# Start of PROVIDED RECORDS
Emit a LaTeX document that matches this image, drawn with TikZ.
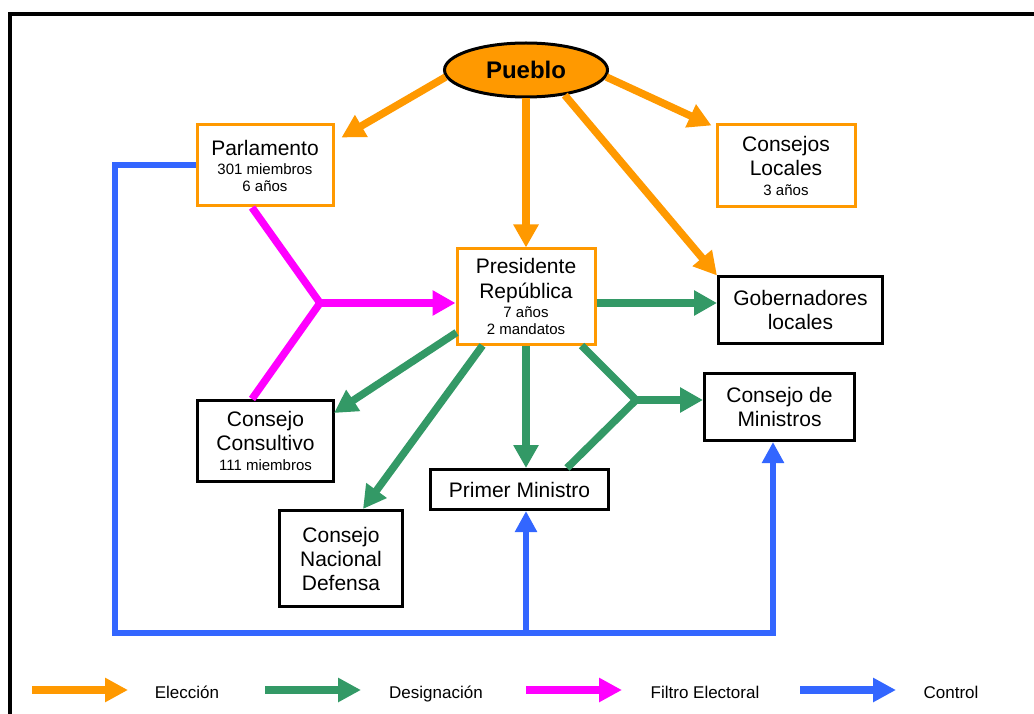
\documentclass[tikz,border=0pt]{standalone}
\usepackage{fontspec}
\setmainfont{Liberation Sans}
\usetikzlibrary{arrows.meta,calc,shapes.geometric}
\definecolor{elec}{HTML}{FF9900}
\definecolor{desig}{HTML}{339966}
\definecolor{filtro}{HTML}{FF00FF}
\definecolor{ctrl}{HTML}{3366FF}
\newcommand\smalltxt{\fontsize{15}{17}\selectfont}
\begin{document}
\begin{tikzpicture}[x=1pt,y=-1pt,
  obox/.style={draw=elec, line width=3pt, fill=white, align=center, inner sep=0pt,
    font=\fontsize{21}{24}\selectfont},
  kbox/.style={draw=black, line width=3pt, fill=white, align=center, inner sep=0pt,
    font=\fontsize{21}{24}\selectfont},
  elecarrow/.style={draw=elec, line width=7.5pt, -{Triangle[length=23pt,width=24pt]}},
  desigarrow/.style={draw=desig, line width=7.5pt, -{Triangle[length=23pt,width=24pt]}},
  desigline/.style={draw=desig, line width=7.5pt},
  filtroarrow/.style={draw=filtro, line width=7.5pt, -{Triangle[length=23pt,width=24pt]}},
  filtroline/.style={draw=filtro, line width=7.5pt},
  ctrlarrow/.style={draw=ctrl, line width=6pt, -{Triangle[length=21pt,width=21pt]}},
  legarrow/.style={line width=8pt, -{Triangle[length=23pt,width=23pt]}},
  legtext/.style={font=\fontsize{17}{20}\selectfont, inner sep=0pt, anchor=base}
]
\useasboundingbox (0,0) rectangle (1034,714);
% outer frame, running off the right and bottom edges
\begin{scope}
  \clip (0,0) rectangle (1034,714);
  \draw[line width=3.5pt] (10,14) rectangle (1060,740);
\end{scope}

% nodes
\node[ellipse, draw=black, line width=3pt, fill=elec, minimum width=163pt, minimum height=54pt,
  inner sep=0pt, font=\bfseries\fontsize{24}{28}\selectfont] (pueblo) at (526,70) {Pueblo};
\node[obox, minimum width=136pt, minimum height=81pt] (parl) at (265,165.5)
  {Parlamento\\[-5pt]\smalltxt 301 miembros\\[-7pt]\smalltxt 6 años};
\node[obox, minimum width=138pt, minimum height=82pt] (loc) at (786,166)
  {Consejos\\Locales\\[-4pt]\smalltxt 3 años};
\node[obox, minimum width=138pt, minimum height=95pt] (pres) at (526,296.5)
  {Presidente\\[1pt]República\\[-5pt]\smalltxt 7 años\\[-7pt]\smalltxt 2 mandatos};
\node[kbox, minimum width=164pt, minimum height=66pt] (gob) at (800.5,310)
  {Gobernadores\\locales};
\node[kbox, minimum width=136pt, minimum height=81pt] (cons) at (265.5,441)
  {Consejo\\Consultivo\\[-4pt]\smalltxt 111 miembros};
\node[kbox, minimum width=123pt, minimum height=96pt] (cnd) at (341,558.5)
  {Consejo\\Nacional\\Defensa};
\node[kbox, minimum width=178pt, minimum height=40pt] (pm) at (519.5,489.5)
  {Primer Ministro};
\node[kbox, minimum width=150pt, minimum height=67pt] (cm) at (779.5,407)
  {Consejo de\\Ministros};

% election
\draw[elecarrow] (pueblo.185) -- ($(parl.north east)+(7,14)$);
\draw[elecarrow] (pueblo.-5) -- ($(loc.north west)+(-4,2)$);
\draw[elecarrow] (pueblo.south) -- (pres.north);
\draw[elecarrow] (pueblo.-33) -- (gob.north west);

% designation
\draw[desigarrow] ($(pres.east)+(0,6.5)$) -- ($(gob.west)+(0,-7)$);
\draw[desigarrow] ($(pres.south west)+(1,-13)$) -- ($(cons.north east)+(-1,14)$);
\draw[desigarrow] ($(pres.south west)+(27,0)$) -- ($(cnd.north)+(22,0)$);
\draw[desigarrow] (pres.south) -- (pres.south |- pm.north);
\coordinate (fork) at (636,400);
\draw[desigline] ($(pres.south east)+(-15,0)$) -- (fork);
\draw[desigline] ($(pm.north east)+(-43,0)$) -- (fork);
\draw[desigarrow] (fork) -- (fork -| cm.west);

% electoral filter
\coordinate (filt) at (320,303);
\draw[filtroline] ($(parl.south)+(-13,0)$) -- (filt);
\draw[filtroline] ($(cons.north)+(-13.5,0)$) -- (filt);
\draw[filtroarrow] (filt) -- (filt -| pres.west);

% control
\coordinate (ctl) at (115,633);
\coordinate (cmin) at ($(cm.south)+(-6.5,0)$);
\coordinate (ctr) at (cmin |- ctl);
\draw[ctrlarrow] (parl.west) -| (ctl) -- (ctr) -- (cmin);
\draw[ctrlarrow] (pres.south |- ctl) -- (pres.south |- pm.south);

% legend
\coordinate (l1a) at (32,690);  \coordinate (l1b) at (128,690);
\coordinate (l2a) at (265,690); \coordinate (l2b) at (361,690);
\coordinate (l3a) at (526,690); \coordinate (l3b) at (622,690);
\coordinate (l4a) at (800,690); \coordinate (l4b) at (896,690);
\draw[legarrow, elec] (l1a) -- (l1b);
\draw[legarrow, desig] (l2a) -- (l2b);
\draw[legarrow, filtro] (l3a) -- (l3b);
\draw[legarrow, ctrl] (l4a) -- (l4b);
\node[legtext] (t1) at (187,698) {Elección};
\node[legtext] (t2) at (436,698) {Designación};
\node[legtext] (t3) at (705,698) {Filtro Electoral};
\node[legtext] (t4) at (951,698) {Control};
\end{tikzpicture}
\end{document}
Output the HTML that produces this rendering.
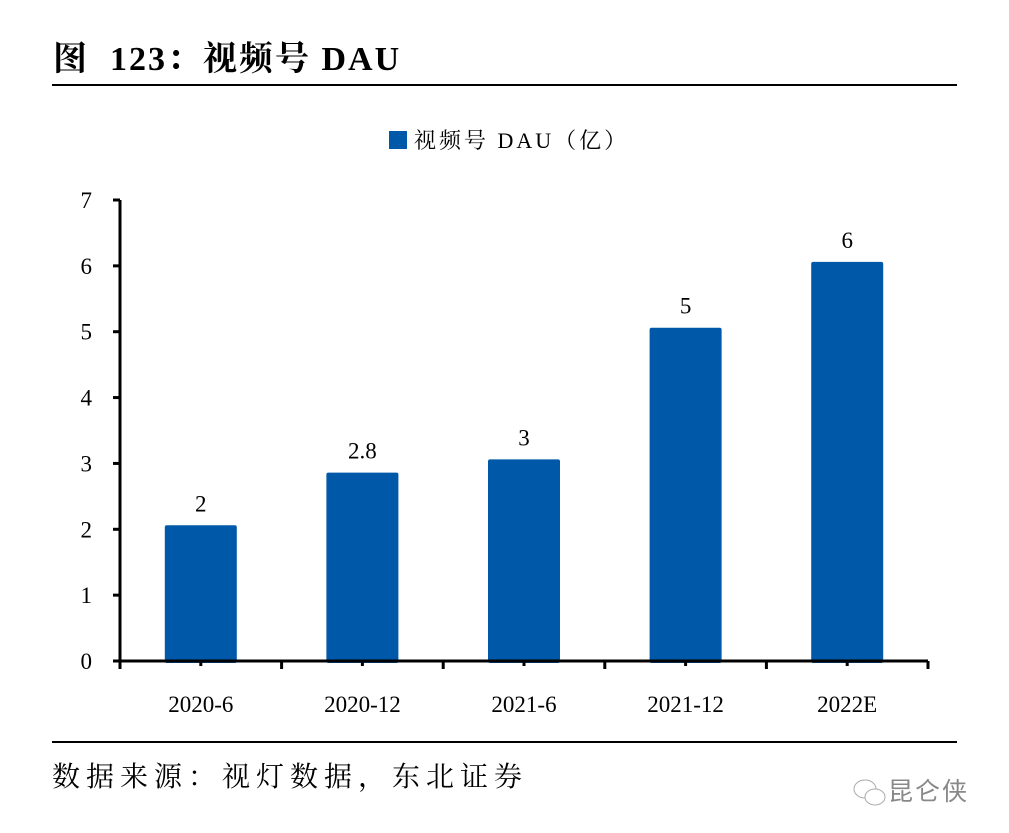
# End of PROVIDED RECORDS
_GIVEN EXERCISE_: Pick out lines containing the word "HTML", each one as written.

_RESULT OF THE TASK_:
\definecolor{elec}{HTML}{FF9900}
\definecolor{desig}{HTML}{339966}
\definecolor{filtro}{HTML}{FF00FF}
\definecolor{ctrl}{HTML}{3366FF}
Output the HTML that produces this rendering.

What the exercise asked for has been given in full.